Policy to discourage excessive intake of antibiotics on cardsPakistan
ISLAMABAD: Ministry of National Health Services (NHS) has decided to formulate a policy aimed at discouraging the excessive and unnecessary intake of antibiotics because it ultimately weakens resistance against viruses.
This information was shared by Director General, Ministry of NHS, Dr Asad Hafeez while talking to Dawn on Friday.
He said the policy would focus on major reasons which led to weakening of resistance against viruses and it will recommend devising a system to ascertain resistance level against viruses, ensure sale of antibiotics through prescriptions, discourage giving unnecessary medicines to animals and give awareness of use of antibiotics.
Dr Asad Hafeez said last year Pakistan signed an agreement at World Health Assembly, pledging to take steps to overcome the factors which contribute to lessening of antibiotics effectiveness.
“Within next few months a draft policy will be ready and will hopefully be implemented all over the country this year,” he said.
An official of the ministry, who is not authorised to speak on record, said the use of antibiotics started during First World War and a number of antibiotics have been introduced since then.
“The viruses have internal intelligence so they change itself according to the medicine and develop resistance against it (medicine). In the past, viruses could be killed with low potency medicines but now for the same virus high potency medicines are required,” he said.

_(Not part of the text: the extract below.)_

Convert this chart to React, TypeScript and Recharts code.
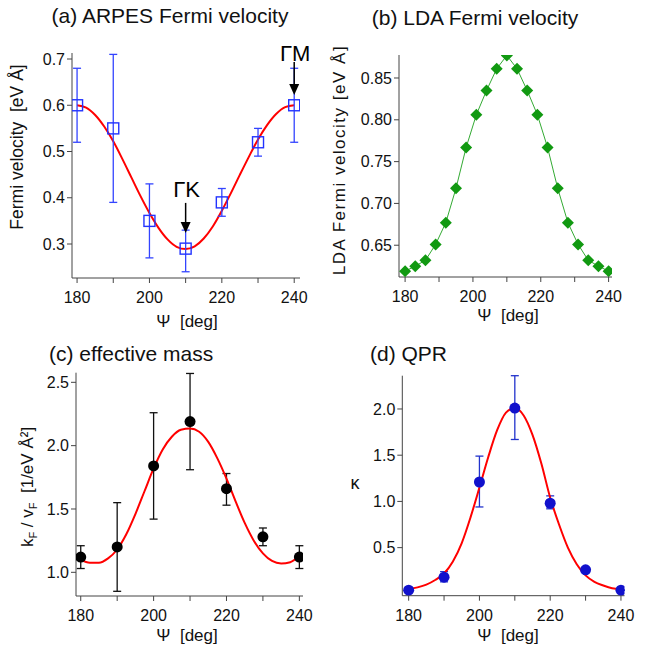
import React from "react";
import {
  ComposedChart,
  Line,
  Scatter,
  ErrorBar,
  XAxis,
  YAxis,
  ReferenceDot,
} from "recharts";

const FONT = '"Liberation Sans", Arial, Helvetica, sans-serif';

// shared angle axis
const psiTicks = [180, 190, 200, 210, 220, 230, 240];

// (a) ARPES Fermi velocity
const aPsi = [180, 190, 200, 210, 220, 230, 240];
const aVel = [0.6, 0.55, 0.35, 0.29, 0.39, 0.52, 0.6];
const aLow = [0.52, 0.39, 0.27, 0.24, 0.36, 0.49, 0.52];
const aHigh = [0.68, 0.71, 0.43, 0.33, 0.42, 0.55, 0.68];
const aFitPsi = [180, 182.5, 185, 187.5, 190, 192.5, 195, 197.5, 200, 202.5, 205, 207.5, 210, 212.5, 215, 217.5, 220, 222.5, 225, 227.5, 230, 232.5, 235, 237.5, 240];
const aFitVel = [0.6, 0.595, 0.579, 0.554, 0.522, 0.484, 0.444, 0.404, 0.367, 0.335, 0.31, 0.294, 0.289, 0.295, 0.312, 0.338, 0.372, 0.41, 0.45, 0.489, 0.526, 0.557, 0.581, 0.596, 0.6];
const aTicks = [0.3, 0.4, 0.5, 0.6, 0.7];

// (b) LDA Fermi velocity
const bPsi = [180, 183, 186, 189, 192, 195, 198, 201, 204, 207, 210, 213, 216, 219, 222, 225, 228, 231, 234, 237, 240];
const bVel = [0.619, 0.625, 0.632, 0.651, 0.677, 0.718, 0.767, 0.806, 0.835, 0.861, 0.877, 0.861, 0.835, 0.806, 0.767, 0.718, 0.677, 0.651, 0.632, 0.625, 0.619];
const bTicks = [0.65, 0.7, 0.75, 0.8, 0.85];

// (c) effective mass
const cPsi = [180, 190, 200, 210, 220, 230, 240];
const cMass = [1.12, 1.2, 1.84, 2.19, 1.66, 1.28, 1.12];
const cLow = [1.03, 0.85, 1.42, 1.81, 1.53, 1.21, 1.03];
const cHigh = [1.21, 1.55, 2.26, 2.57, 1.78, 1.35, 1.21];
const cFitPsi = [180, 182.5, 185, 187.5, 190, 192.5, 195, 197.5, 200, 202.5, 205, 207.5, 210, 212.5, 215, 217.5, 220, 222.5, 225, 227.5, 230, 232.5, 235, 237.5, 240];
const cFitMass = [1.1, 1.075, 1.075, 1.11, 1.18, 1.3, 1.46, 1.64, 1.82, 1.97, 2.07, 2.125, 2.135, 2.11, 2.03, 1.9, 1.74, 1.56, 1.39, 1.25, 1.15, 1.09, 1.07, 1.08, 1.13];
const cTicks = [1.0, 1.5, 2.0, 2.5];

// (d) QPR
const dPsi = [180, 190, 200, 210, 220, 230, 240];
const dKappa = [0.04, 0.18, 1.21, 2.01, 0.98, 0.26, 0.04];
const dLow = [0.04, 0.13, 0.94, 1.67, 0.92, 0.26, 0.04];
const dHigh = [0.04, 0.24, 1.49, 2.36, 1.06, 0.26, 0.04];
const dFitPsi = [180, 182.5, 185, 187.5, 190, 192.5, 195, 197.5, 200, 202.5, 205, 207.5, 210, 212.5, 215, 217.5, 220, 222.5, 225, 227.5, 230, 232.5, 235, 237.5, 240];
const dFitKappa = [0.05, 0.07, 0.1, 0.15, 0.22, 0.35, 0.55, 0.83, 1.15, 1.48, 1.77, 1.96, 2.01, 1.93, 1.72, 1.41, 1.04, 0.75, 0.5, 0.32, 0.2, 0.13, 0.09, 0.06, 0.05];
const dTicks = [0.5, 1.0, 1.5, 2.0];

const withErr = (xs: number[], ys: number[], lo: number[], hi: number[]) =>
  xs.map((x, i) => ({ x, y: ys[i], err: [ys[i] - lo[i], hi[i] - ys[i]] }));
const pairs = (xs: number[], ys: number[]) => xs.map((x, i) => ({ x, y: ys[i] }));

const AXIS = "#444";
const tickStyle = { fill: "#111", fontSize: 16, fontFamily: FONT };
const Y_W = 50;
const X_H = 30;

function xAxis(domain: [number, number]) {
  return (
    <XAxis
      type="number"
      dataKey="x"
      domain={domain}
      ticks={psiTicks}
      allowDataOverflow
      height={X_H}
      tick={tickStyle}
      tickFormatter={(v: number) => (v % 20 === 0 ? String(v) : "")}
      tickSize={5}
      tickMargin={9}
      axisLine={{ stroke: AXIS }}
      tickLine={{ stroke: AXIS }}
      interval={0}
    />
  );
}

function yAxis(domain: [number, number], ticks: number[], digits: number) {
  return (
    <YAxis
      type="number"
      dataKey="y"
      domain={domain}
      ticks={ticks}
      allowDataOverflow
      width={Y_W}
      tick={tickStyle}
      tickFormatter={(v: number) => v.toFixed(digits)}
      tickSize={5}
      tickMargin={2}
      axisLine={{ stroke: AXIS }}
      tickLine={{ stroke: AXIS }}
      interval={0}
    />
  );
}

const Square = (p: any) => (
  <rect x={p.cx - 5.5} y={p.cy - 5.5} width={11} height={11} fill="none" stroke="#2233ff" strokeWidth={1.4} />
);
const Diamond = (p: any) => (
  <polygon
    key={p.index}
    points={`${p.cx},${p.cy - 6} ${p.cx + 6},${p.cy} ${p.cx},${p.cy + 6} ${p.cx - 6},${p.cy}`}
    fill="#119911"
  />
);
const Dot = (color: string) => (p: any) => <circle cx={p.cx} cy={p.cy} r={5.5} fill={color} />;

const Arrow = (label: string, lineFrom: number, textDy: number) => (p: any) => (
  <g>
    <line x1={p.cx} y1={p.cy - lineFrom} x2={p.cx} y2={p.cy - 10} stroke="#000" strokeWidth={1.5} />
    <polygon points={`${p.cx - 5},${p.cy - 11} ${p.cx + 5},${p.cy - 11} ${p.cx},${p.cy}`} fill="#000" />
    <text x={p.cx + 1} y={p.cy - textDy} textAnchor="middle" fontSize={22} fontFamily={FONT} fill="#000">
      {label}
    </text>
  </g>
);

// margins are the plot box offsets minus the axis sizes
function PanelA() {
  return (
    <ComposedChart width={325} height={330} margin={{ top: 53, left: 72 - Y_W, right: 25, bottom: 52 - X_H }}>
      {xAxis([178.6, 241.6])}
      {yAxis([0.2265, 0.713], aTicks, 1)}
      <Line data={pairs(aFitPsi, aFitVel)} dataKey="y" type="monotone" dot={false} stroke="#ff0000" strokeWidth={2} isAnimationActive={false} />
      <Scatter data={withErr(aPsi, aVel, aLow, aHigh)} dataKey="y" shape={Square} isAnimationActive={false}>
        <ErrorBar dataKey="err" direction="y" width={4} stroke="#3344ff" strokeWidth={1.3} />
      </Scatter>
      <ReferenceDot x={210} y={0.324} r={0} shape={Arrow("ΓK", 30, 36)} ifOverflow="visible" />
      <ReferenceDot x={240} y={0.622} r={0} shape={Arrow("ΓM", 33, 34)} ifOverflow="visible" />
    </ComposedChart>
  );
}

function PanelB() {
  return (
    <ComposedChart width={325} height={330} margin={{ top: 55, left: 74 - Y_W, right: 38, bottom: 53 - X_H }}>
      {xAxis([178.2, 241])}
      {yAxis([0.612, 0.8775], bTicks, 2)}
      <Line data={pairs(bPsi, bVel)} dataKey="y" type="linear" stroke="#33aa33" strokeWidth={1} dot={Diamond} isAnimationActive={false} />
    </ComposedChart>
  );
}

function PanelC() {
  return (
    <ComposedChart width={325} height={324} margin={{ top: 42.7, left: 76 - Y_W, right: 22, bottom: 58 - X_H }}>
      {xAxis([178.7, 241])}
      {yAxis([0.813, 2.576], cTicks, 1)}
      <Scatter data={withErr(cPsi, cMass, cLow, cHigh)} dataKey="y" shape={Dot("#000")} isAnimationActive={false}>
        <ErrorBar dataKey="err" direction="y" width={4} stroke="#111" strokeWidth={1.3} />
      </Scatter>
      <Line data={pairs(cFitPsi, cFitMass)} dataKey="y" type="monotone" dot={false} stroke="#ff0000" strokeWidth={2} isAnimationActive={false} />
    </ComposedChart>
  );
}

function PanelD() {
  return (
    <ComposedChart width={325} height={324} margin={{ top: 45.7, left: 77.3 - Y_W, right: 25.5, bottom: 58.3 - X_H }}>
      {xAxis([178.2, 241])}
      {yAxis([-0.02, 2.36], dTicks, 1)}
      <Scatter data={withErr(dPsi, dKappa, dLow, dHigh)} dataKey="y" shape={Dot("#1111cc")} isAnimationActive={false}>
        <ErrorBar dataKey="err" direction="y" width={4} stroke="#2233cc" strokeWidth={1.3} />
      </Scatter>
      <Line data={pairs(dFitPsi, dFitKappa)} dataKey="y" type="monotone" dot={false} stroke="#ff0000" strokeWidth={2} isAnimationActive={false} />
    </ComposedChart>
  );
}

const place = (left: number, top: number): React.CSSProperties => ({ position: "absolute", left, top });
const pre: React.CSSProperties = { whiteSpace: "pre" };

export default function App() {
  return (
    <div style={{ position: "absolute", left: 0, top: 0, width: 650, height: 654, background: "#fff", fontFamily: FONT }}>
      <div style={place(0, 0)}><PanelA /></div>
      <div style={place(325, 0)}><PanelB /></div>
      <div style={place(0, 330)}><PanelC /></div>
      <div style={place(325, 330)}><PanelD /></div>
      <svg width={650} height={654} style={{ position: "absolute", left: 0, top: 0, pointerEvents: "none" }} fontFamily={FONT} fill="#111">
        <text x={170} y={23} fontSize={21} textAnchor="middle">(a) ARPES Fermi velocity</text>
        <text x={475} y={25} fontSize={21} textAnchor="middle">(b) LDA Fermi velocity</text>
        <text x={49} y={361} fontSize={21}>(c) effective mass</text>
        <text x={370} y={361} fontSize={21}>(d) QPR</text>

        <text x={187} y={327} fontSize={17} textAnchor="middle" style={pre}>Ψ  [deg]</text>
        <text x={508} y={321} fontSize={17} textAnchor="middle" style={pre}>Ψ  [deg]</text>
        <text x={187} y={641} fontSize={17} textAnchor="middle" style={pre}>Ψ  [deg]</text>
        <text x={508} y={641} fontSize={17} textAnchor="middle" style={pre}>Ψ  [deg]</text>

        <text x={23} y={147} fontSize={17.5} textAnchor="middle" style={pre} transform="rotate(-90 23 147)">Fermi velocity  [eV Å]</text>
        <text x={345} y={160} fontSize={17} textAnchor="middle" letterSpacing={1.5} transform="rotate(-90 345 160)">LDA Fermi velocity [eV Å]</text>
        <text x={33} y={487} fontSize={17} textAnchor="middle" style={pre} transform="rotate(-90 33 487)">
          k<tspan fontSize={11} dy={4}>F</tspan>
          <tspan dy={-4}> / v</tspan>
          <tspan fontSize={11} dy={4}>F</tspan>
          <tspan dy={-4}>  [1/eV Å²]</tspan>
        </text>
        <text x={355} y={489} fontSize={18} textAnchor="middle">κ</text>
      </svg>
    </div>
  );
}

“The problem has increased manifold during last two decades due to excessive use of the antibiotics in the third world countries,” he said.
Besides, he said, for the last many years, new antibiotics could not be introduced which meant that formulas to make the antibiotics had almost exhausted.

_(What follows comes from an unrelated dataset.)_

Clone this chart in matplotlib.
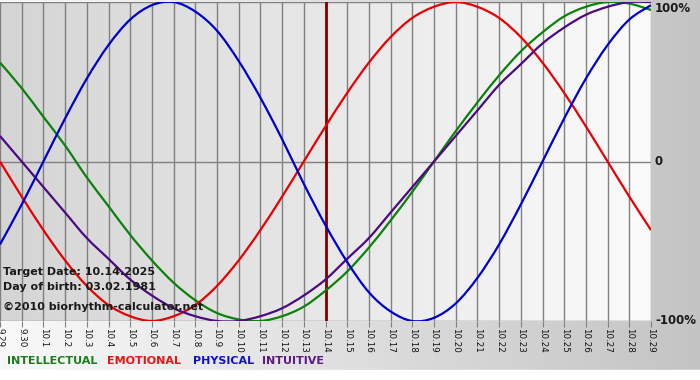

The official said because of the sensitivity of the issue a movement was started at the global level and matter was discussed in the World Health Assembly in May 2015, and now Pakistan had to devise a policy in this regard.
“Here we get antibiotics without prescriptions and if once a virus develops resistance against the antibiotics, it can be transferred to other countries as the world has become a global village. So we have promised that we will eliminate the reasons which can increase the chances of creation of resistant virus,” he said.

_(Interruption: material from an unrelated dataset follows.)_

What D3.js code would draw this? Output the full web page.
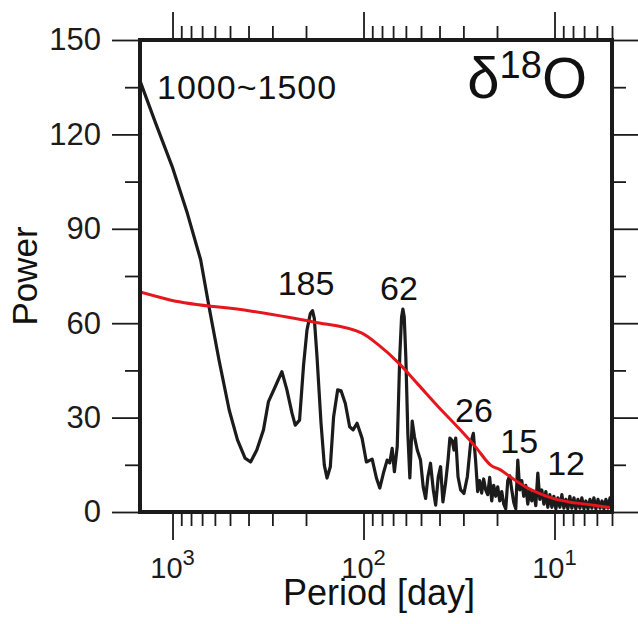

“There should be a proper mechanism for using antibiotic and antiviral. There is a trend that people use antibiotics for three days instead of one week due to which the virus could not be eliminated and its resistance level is increased,” he said.
Replying to a question Mr Hafeez said if once a virus got the ability to resist the antibiotic it becomes very difficult to treat a person and the cost of treatment also increased.